> [STATED PROBLEM]: Find the line containing "Rebuild this diagram" and copy it exactly, along with every line after it up to and including the line containing "(mark-C) at (14,1)". Copy nothing else.

BEGIN DATA RECORDS

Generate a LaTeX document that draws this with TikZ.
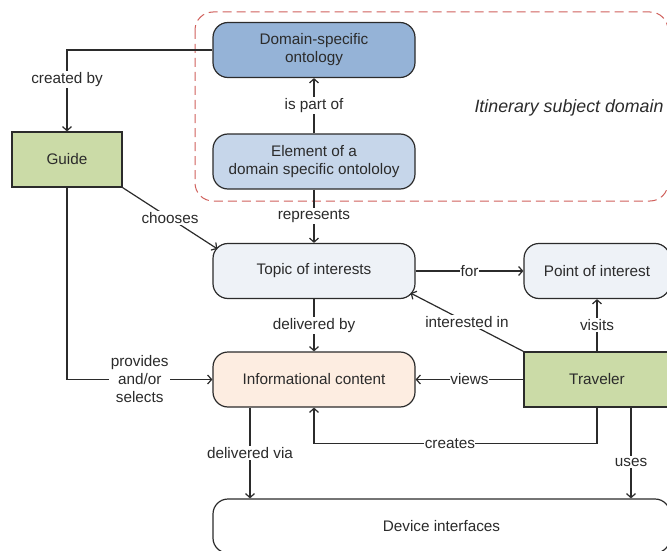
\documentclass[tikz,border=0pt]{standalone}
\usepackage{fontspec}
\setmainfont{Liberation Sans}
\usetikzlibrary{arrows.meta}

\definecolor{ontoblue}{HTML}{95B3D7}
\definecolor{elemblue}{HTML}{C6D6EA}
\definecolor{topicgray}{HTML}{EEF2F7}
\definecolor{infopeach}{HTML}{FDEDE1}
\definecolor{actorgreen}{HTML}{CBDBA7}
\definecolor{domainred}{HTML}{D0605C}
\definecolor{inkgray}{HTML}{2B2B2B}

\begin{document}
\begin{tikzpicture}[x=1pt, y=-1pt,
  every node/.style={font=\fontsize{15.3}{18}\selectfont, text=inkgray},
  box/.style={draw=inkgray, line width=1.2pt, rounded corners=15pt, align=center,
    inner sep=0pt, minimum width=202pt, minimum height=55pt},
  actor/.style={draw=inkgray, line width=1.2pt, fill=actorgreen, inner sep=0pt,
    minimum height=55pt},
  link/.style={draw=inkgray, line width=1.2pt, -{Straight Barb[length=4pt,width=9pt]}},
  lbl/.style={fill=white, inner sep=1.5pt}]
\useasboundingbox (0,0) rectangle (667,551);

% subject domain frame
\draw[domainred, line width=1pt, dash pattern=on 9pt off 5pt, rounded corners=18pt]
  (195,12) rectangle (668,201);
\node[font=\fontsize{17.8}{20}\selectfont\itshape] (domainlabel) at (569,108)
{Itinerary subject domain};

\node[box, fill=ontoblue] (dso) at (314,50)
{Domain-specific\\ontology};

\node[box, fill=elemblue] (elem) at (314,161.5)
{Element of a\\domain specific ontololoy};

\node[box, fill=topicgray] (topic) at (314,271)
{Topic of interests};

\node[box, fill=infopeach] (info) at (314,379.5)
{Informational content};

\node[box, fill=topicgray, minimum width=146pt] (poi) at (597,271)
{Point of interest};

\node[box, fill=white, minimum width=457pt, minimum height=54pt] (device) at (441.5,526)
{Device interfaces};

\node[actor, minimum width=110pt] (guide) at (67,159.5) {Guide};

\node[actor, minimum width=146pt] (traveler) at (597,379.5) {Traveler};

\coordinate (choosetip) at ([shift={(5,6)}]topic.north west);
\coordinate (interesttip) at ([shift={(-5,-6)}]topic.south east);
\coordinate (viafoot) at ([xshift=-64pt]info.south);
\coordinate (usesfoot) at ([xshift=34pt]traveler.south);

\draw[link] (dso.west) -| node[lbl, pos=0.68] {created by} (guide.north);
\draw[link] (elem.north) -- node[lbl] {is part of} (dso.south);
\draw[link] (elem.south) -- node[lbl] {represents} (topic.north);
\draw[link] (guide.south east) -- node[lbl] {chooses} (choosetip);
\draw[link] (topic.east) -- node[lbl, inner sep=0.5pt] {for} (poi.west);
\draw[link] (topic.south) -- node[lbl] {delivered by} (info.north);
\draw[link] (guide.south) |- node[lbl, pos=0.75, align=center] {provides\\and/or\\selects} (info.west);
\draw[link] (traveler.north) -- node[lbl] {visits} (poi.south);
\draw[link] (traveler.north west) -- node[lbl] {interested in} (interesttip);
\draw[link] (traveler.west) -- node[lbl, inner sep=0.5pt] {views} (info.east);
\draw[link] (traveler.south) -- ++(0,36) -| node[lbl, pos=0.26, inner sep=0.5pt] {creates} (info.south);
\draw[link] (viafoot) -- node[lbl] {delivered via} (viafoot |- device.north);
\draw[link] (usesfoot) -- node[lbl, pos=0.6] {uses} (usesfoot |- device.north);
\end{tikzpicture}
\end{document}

END DATA RECORDS
BEGIN DATA RECORDS

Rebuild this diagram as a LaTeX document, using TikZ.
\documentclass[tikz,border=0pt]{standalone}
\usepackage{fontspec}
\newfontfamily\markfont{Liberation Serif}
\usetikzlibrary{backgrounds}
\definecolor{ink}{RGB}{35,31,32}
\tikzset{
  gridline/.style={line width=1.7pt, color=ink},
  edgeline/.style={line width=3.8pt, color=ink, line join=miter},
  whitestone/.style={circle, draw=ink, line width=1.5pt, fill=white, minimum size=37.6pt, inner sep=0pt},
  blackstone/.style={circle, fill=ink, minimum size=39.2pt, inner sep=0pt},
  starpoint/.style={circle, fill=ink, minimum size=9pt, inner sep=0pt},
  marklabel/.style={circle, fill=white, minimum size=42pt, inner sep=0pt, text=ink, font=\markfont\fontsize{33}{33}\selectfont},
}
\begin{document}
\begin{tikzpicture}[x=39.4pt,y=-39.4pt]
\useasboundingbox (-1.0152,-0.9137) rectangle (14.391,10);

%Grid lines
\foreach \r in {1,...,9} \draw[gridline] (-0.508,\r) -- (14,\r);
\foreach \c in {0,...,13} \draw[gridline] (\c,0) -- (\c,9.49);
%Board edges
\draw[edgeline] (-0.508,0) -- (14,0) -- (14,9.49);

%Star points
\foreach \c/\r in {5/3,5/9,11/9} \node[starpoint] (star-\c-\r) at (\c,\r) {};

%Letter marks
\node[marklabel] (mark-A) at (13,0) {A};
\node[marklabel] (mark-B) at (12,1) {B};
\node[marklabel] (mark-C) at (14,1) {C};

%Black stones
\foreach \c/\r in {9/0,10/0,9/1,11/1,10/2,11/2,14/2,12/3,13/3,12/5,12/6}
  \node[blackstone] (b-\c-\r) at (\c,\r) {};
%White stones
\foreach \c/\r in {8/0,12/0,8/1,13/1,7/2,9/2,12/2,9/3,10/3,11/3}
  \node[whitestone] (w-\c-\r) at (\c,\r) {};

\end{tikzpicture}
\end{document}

END DATA RECORDS

> [WRITTEN SOLUTION]:
Rebuild this diagram as a LaTeX document, using TikZ.
\documentclass[tikz,border=0pt]{standalone}
\usepackage{fontspec}
\newfontfamily\markfont{Liberation Serif}
\usetikzlibrary{backgrounds}
\definecolor{ink}{RGB}{35,31,32}
\tikzset{
  gridline/.style={line width=1.7pt, color=ink},
  edgeline/.style={line width=3.8pt, color=ink, line join=miter},
  whitestone/.style={circle, draw=ink, line width=1.5pt, fill=white, minimum size=37.6pt, inner sep=0pt},
  blackstone/.style={circle, fill=ink, minimum size=39.2pt, inner sep=0pt},
  starpoint/.style={circle, fill=ink, minimum size=9pt, inner sep=0pt},
  marklabel/.style={circle, fill=white, minimum size=42pt, inner sep=0pt, text=ink, font=\markfont\fontsize{33}{33}\selectfont},
}
\begin{document}
\begin{tikzpicture}[x=39.4pt,y=-39.4pt]
\useasboundingbox (-1.0152,-0.9137) rectangle (14.391,10);

%Grid lines
\foreach \r in {1,...,9} \draw[gridline] (-0.508,\r) -- (14,\r);
\foreach \c in {0,...,13} \draw[gridline] (\c,0) -- (\c,9.49);
%Board edges
\draw[edgeline] (-0.508,0) -- (14,0) -- (14,9.49);

%Star points
\foreach \c/\r in {5/3,5/9,11/9} \node[starpoint] (star-\c-\r) at (\c,\r) {};

%Letter marks
\node[marklabel] (mark-A) at (13,0) {A};
\node[marklabel] (mark-B) at (12,1) {B};
\node[marklabel] (mark-C) at (14,1) {C};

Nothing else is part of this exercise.